The Washington PostDemocracy Dies in Darkness

Opinion Welcome to the age of brutal activist Republican governance

Gov. Ron DeSantis (R-Fla.) holding up the bill he signed to create tougher penalties for people who participate in violent protests. (Ricardo Ramirez Buxeda/AP)

Conservatives will tell you they favor “small government,” in which the heavy hand of bureaucrats in Washington or the state capital is withdrawn so people and businesses can make their own decisions and live their own lives free of oppressive mandates from on high.

It was never really true — they were always happy to have government be big and invasive in some ways and absent in others, depending on who was benefiting. But a new philosophy of activist government has emerged on the right, and those with power are putting it into action.

It’s highly aggressive, seeing almost no limits from principle or the Constitution. And its signature motivation is vindictiveness: If you run afoul of today’s Republicans, they are going to find ways to use government power to punish you.

This impulse is emerging in many areas, but let’s begin with a law Florida Gov. Ron DeSantis just signed, which in the name of combating “rioting” mounts one of the most extraordinary assaults on civil liberties we’ve seen in years.

DeSantis made little attempt to hide the fact that the law is meant to target Black Lives Matter and protests against police brutality, and its reach is truly mind-boggling.

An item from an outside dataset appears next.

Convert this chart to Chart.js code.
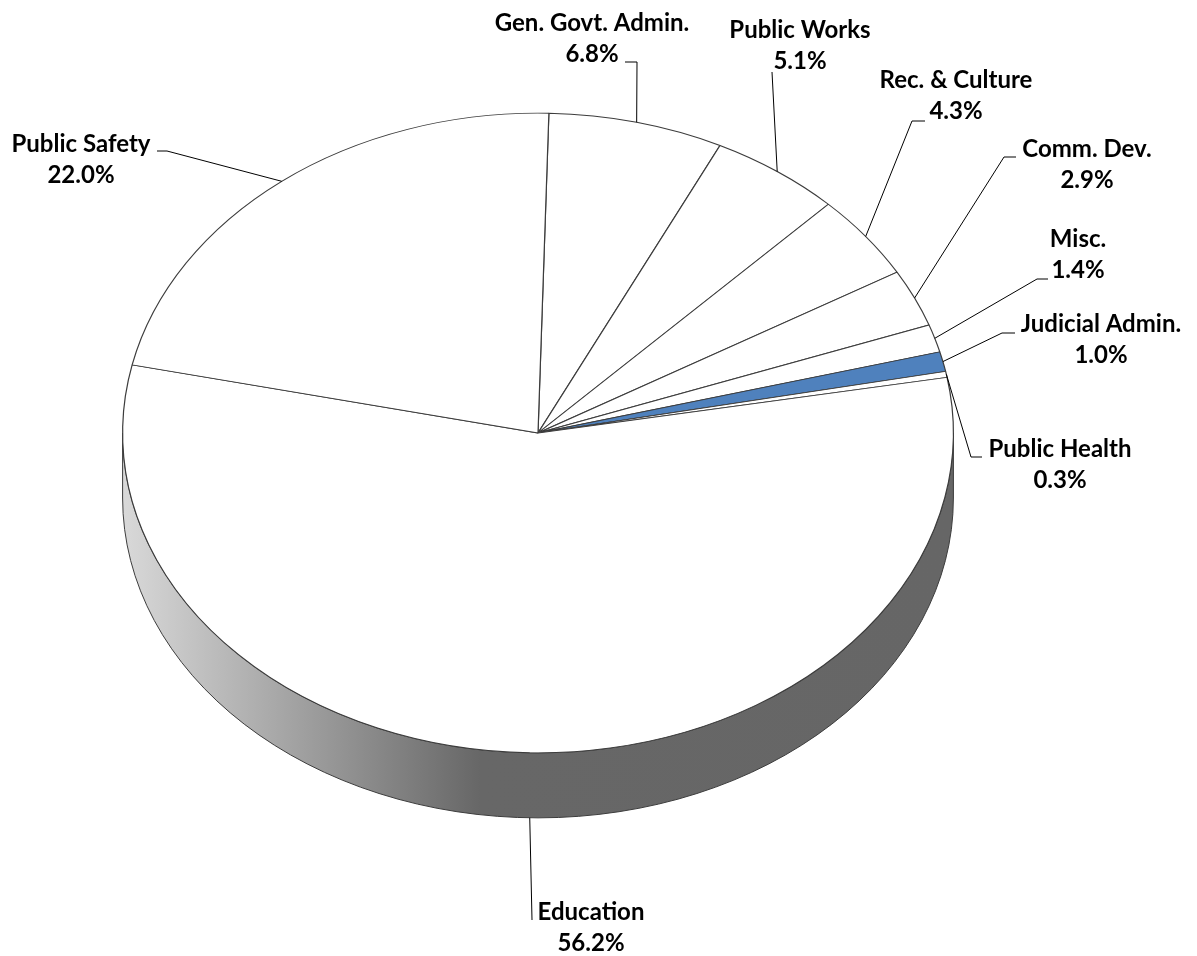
<!DOCTYPE html>
<html>
<head>
<meta charset="utf-8">
<script src="https://cdn.jsdelivr.net/npm/chart.js@4.4.1/dist/chart.umd.min.js"></script>
<style>
  html, body { margin: 0; padding: 0; background: #fff; }
</style>
</head>
<body>
<canvas id="chart" width="1197" height="956"></canvas>
<script>
const categories = ['Gen. Govt. Admin.', 'Public Works', 'Rec. & Culture', 'Comm. Dev.', 'Misc.',
  'Judicial Admin.', 'Public Health', 'Education', 'Public Safety'];
const shares = [6.8, 5.1, 4.3, 2.9, 1.4, 1.0, 0.3, 56.2, 22.0];
const sliceColors = ['#ffffff', '#ffffff', '#ffffff', '#ffffff', '#ffffff',
  '#4f81bd', '#ffffff', '#ffffff', '#ffffff'];

// where each label sits (text centre / first baseline) and the leader bends
const labelSpots = [
  { tx: 592,  ty: 31,  path: [[637, 62], [625, 62]] },
  { tx: 800,  ty: 38,  path: [[772, 72]] },
  { tx: 956,  ty: 88,  path: [[912, 121], [925, 121]] },
  { tx: 1087, ty: 157, path: [[1004, 157], [1016, 157]] },
  { tx: 1078, ty: 247, path: [[1037, 279], [1048, 279]] },
  { tx: 1101, ty: 332, path: [[1002, 333], [1015, 333]] },
  { tx: 1060, ty: 457, path: [[971, 457], [982, 457]] },
  { tx: 591,  ty: 920, path: [[532, 920]] },
  { tx: 81,   ty: 152, path: [[167, 151], [157, 151]] },
];

const SQUASH = 0.77;   // vertical flattening of the pie top
const DEPTH = 65;      // thickness of the side wall

const tiltPlugin = {
  id: 'tilt',
  beforeDatasetsDraw(chart) {
    const ctx = chart.ctx;
    const arcs = chart.getDatasetMeta(0).data;
    const cx = arcs[0].x, cy = arcs[0].y, r = arcs[0].outerRadius;

    // front wall, only the part facing the viewer (0..PI)
    const grad = ctx.createLinearGradient(cx - r, 0, cx + r, 0);
    grad.addColorStop(0, '#d9d9d9');
    grad.addColorStop(0.43, '#676767');
    grad.addColorStop(1, '#666666');

    arcs.forEach(arc => {
      const a1 = Math.max(arc.startAngle, 0);
      const a2 = Math.min(arc.endAngle, Math.PI);
      if (a2 <= a1) return;
      ctx.save();
      ctx.beginPath();
      ctx.ellipse(cx, cy, r, r * SQUASH, 0, a1, a2);
      ctx.ellipse(cx, cy + DEPTH, r, r * SQUASH, 0, a2, a1, true);
      ctx.closePath();
      ctx.fillStyle = grad;
      ctx.fill();
      ctx.strokeStyle = '#3c3c3c';
      ctx.lineWidth = 1;
      ctx.stroke();
      ctx.restore();
    });

    ctx.save();
    ctx.translate(cx, cy);
    ctx.scale(1, SQUASH);
    ctx.translate(-cx, -cy);
  },
  afterDatasetsDraw(chart) {
    const ctx = chart.ctx;
    ctx.restore();

    const arcs = chart.getDatasetMeta(0).data;
    ctx.save();
    ctx.strokeStyle = '#000';
    ctx.lineWidth = 1;
    ctx.fillStyle = '#000';
    ctx.font = 'bold 24px Lato';
    ctx.textAlign = 'center';
    ctx.textBaseline = 'alphabetic';

    arcs.forEach((arc, i) => {
      const mid = (arc.startAngle + arc.endAngle) / 2;
      const r = arc.outerRadius;
      const px = arc.x + r * Math.cos(mid);
      let py = arc.y + r * SQUASH * Math.sin(mid);
      if (Math.sin(mid) > 0) py += DEPTH;

      const spot = labelSpots[i];
      ctx.beginPath();
      ctx.moveTo(px, py);
      spot.path.forEach(p => ctx.lineTo(p[0], p[1]));
      ctx.stroke();

      ctx.fillText(categories[i], spot.tx, spot.ty);
      ctx.fillText(shares[i].toFixed(1) + '%', spot.tx, spot.ty + 31);
    });
    ctx.restore();
  }
};

new Chart(document.getElementById('chart'), {
  type: 'pie',
  data: {
    labels: categories,
    datasets: [{
      data: shares,
      backgroundColor: sliceColors,
      borderColor: '#3c3c3c',
      borderWidth: 1.2,
    }]
  },
  options: {
    responsive: false,
    animation: false,
    rotation: 1.5,
    layout: { padding: { left: 122, right: 243, top: 17, bottom: 107 } },
    plugins: {
      legend: { display: false },
      tooltip: { enabled: false },
    }
  },
  plugins: [tiltPlugin]
});
</script>
</body>
</html>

Here’s some of what it does:

  • The law defines “riot” in an absurdly overbroad way, if just three people “meet together to commit a breach of the peace,” triggering all kinds of enhanced penalties for those involved. If nine people are involved and traffic is blocked, participants can be charged with “aggravated rioting.”
  • Shockingly, it would allow peaceful protesters to be charged with a crime if other people at a demonstration they attend do something violent. “Those individuals who do not engage in any violent conduct under this bill can be arrested and charged with a third-degree felony and face up to five years in prison and loss of voting rights,” said an official with ACLU Florida.
  • It forbids people charged under the law from being released before their first court appearance, forcing them to languish in jail potentially for days, even if they would have otherwise been quickly processed and released.
  • It gives additional protection to Confederate monuments by allowing those convicted of toppling a statue to be punished with up to 15 years in prison.
  • It offers civil liability protection to those who drive their cars into crowds of protesters blocking a road, all but inviting people to commit vehicular homicide (Republicans in other states have proposed similar measures).
  • It makes it almost impossible for cities and towns in Florida to ever reduce their police budgets if the state has a Republican governor, regardless of the conditions in a city or the goals of its government and citizens. Under the law, if any city decides to cut its police budget, a single citizen of that city could file an appeal with the governor, whose administration could then veto the city’s decision and force them to keep their police budget high.

“If you look at the breadth of this particular piece of legislation, it is the strongest anti-rioting, pro-law enforcement piece of legislation in the country,” DeSantis said at a news conference on Monday. “There’s just nothing even close.”

He may be right, but you can bet other Republican states will take it as a model.

The message of the bill is pretty clear: Florida intends to quash public demonstrations, and if you think it won’t be primarily used against left wing demonstrations, you probably believe the Jan. 6 insurrection was a false flag operation. As the sheriff of Polk County said at the news conference while DeSantis stood laughing beside him, “Welcome to Florida. But don’t register to vote and vote the stupid way you did up north.”

And public protests aren’t all the GOP wants to crack down on. Florida Sen. Rick Scott — who like DeSantis is a possible 2024 presidential candidate — wrote an unhinged screed addressed to corporations who take positions Republicans don’t like on public issues, threatening them with retaliation once Republicans retake power in Washington:

There is a massive backlash coming. You will rue the day when it hits you. That day is November 8, 2022. That is the day Republicans will take back the Senate and the House. It will be a day of reckoning.
Your latest attempts to hurt Georgia’s economy will help us do something that is long overdue – make corporate welfare a thing of the past. There will be no number of well-connected lobbyists you can hire to save you. There will be no amount of donations you can make that will save you. There will be nowhere for you to hide.

The voter suppression laws that many companies objected to, including the one in Georgia, are themselves prime examples of Republican state governments reaching down to the local level to seize control, in that case to prevent counties and cities where lots of Democrats live from making voting too convenient.

Some of the measures in this new wave of right-wing government activism may be struck down by the courts; it’s hard to imagine even the conservative supermajority on the Supreme Court not being alarmed by the law DeSantis signed this week. But there’s no way to know for sure.

What we can say is that the authoritarian impulses in the GOP were not confined to Donald Trump. The rest of his party is just as eager to trample on civil liberties and use government’s power to take vengeance on their enemies. And they’re just getting started.